In 2025, the German government revised its solar energy incentives. Instead of ongoing remuneration, property owners now receive one-time subsidies for installing photovoltaic systems. Homeowners and landlords are encouraged to use solar power for self-consumption rather than relying on the grid. This change supports Germany’s transition to renewable energy while reducing electricity costs for property owners.

Germany’s Extended Rent Control Regulations 2025: Protecting Tenants from Excessive Rent Increases

The Mietpreisbremse (rental price cap) has been extended until 2029 to prevent excessive rent increases in high-demand areas. Landlords are prohibited from raising rents more than 10% above the local average in regulated zones. This measure continues to protect tenants from sudden and unfair rental hikes while maintaining market stability.

Restrictions on Short-Term Rentals in Germany 2025: What This Means for Property Owners

To address housing shortages, Germany has introduced new incentives for landlords to convert short-term rental properties into long-term leases. Property owners who shift from short-term rentals (e.g., Airbnb) to long-term leasing may now qualify for tax exemptions. This policy aims to free up more rental apartments for residents rather than tourists, ensuring a more stable housing supply.

Key Takeaways for Tenants and Landlords: Navigating Germany’s 2025 Rental Law Changes

For Tenants:

  • Stay informed about property tax changes and rent control measures.

  • Discuss energy efficiency upgrades with landlords to reduce heating costs.

  • Ensure your rental contract complies with the latest regulations to avoid overpaying.

For Landlords:

  • Upgrade insulation and heating systems to meet energy efficiency standards and minimise CO₂ tax costs.

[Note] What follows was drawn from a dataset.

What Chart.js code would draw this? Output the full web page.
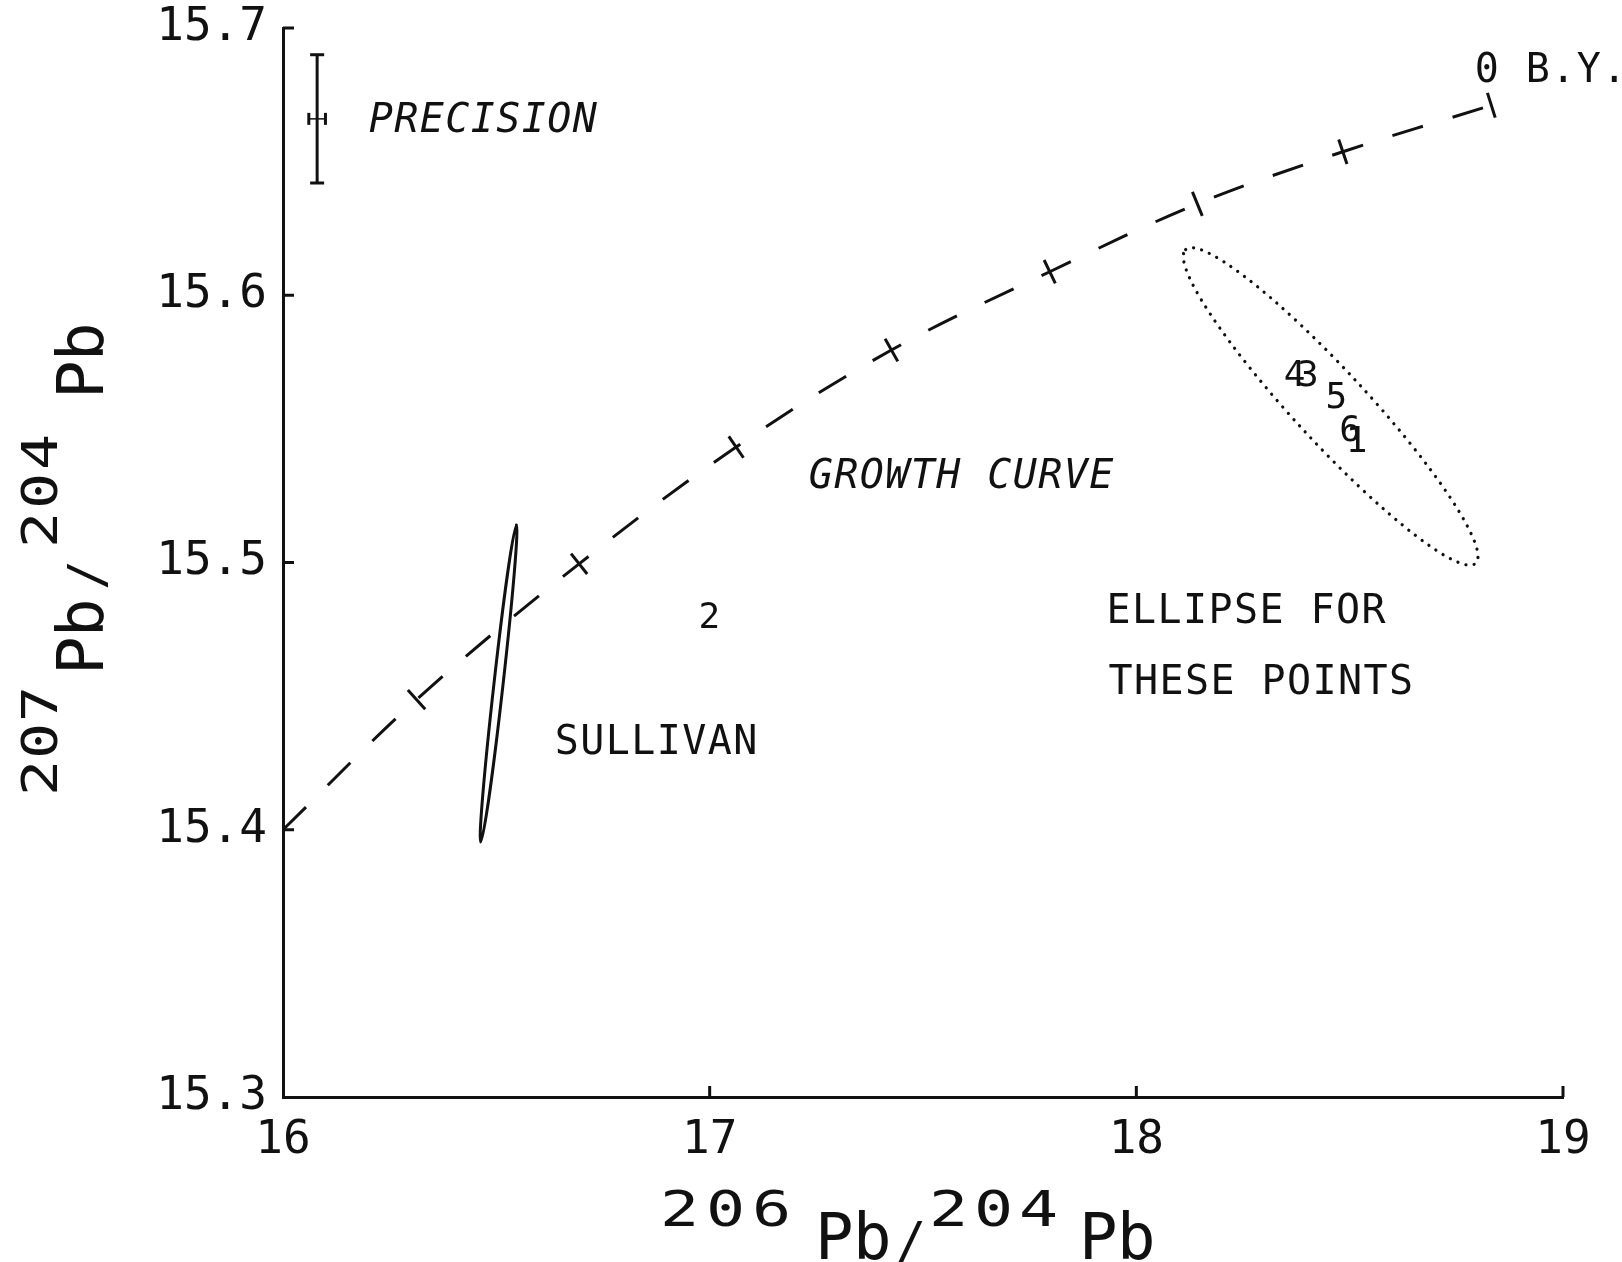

  • Consider tax incentives for social housing and long-term rentals.

  • Comply with extended rent control laws to avoid legal disputes.

Germany's real estate market continues to evolve, and staying updated on these rental law changes is essential for tenants and landlords alike. By understanding and adapting to these regulations, both parties can navigate the rental landscape efficiently and responsibly.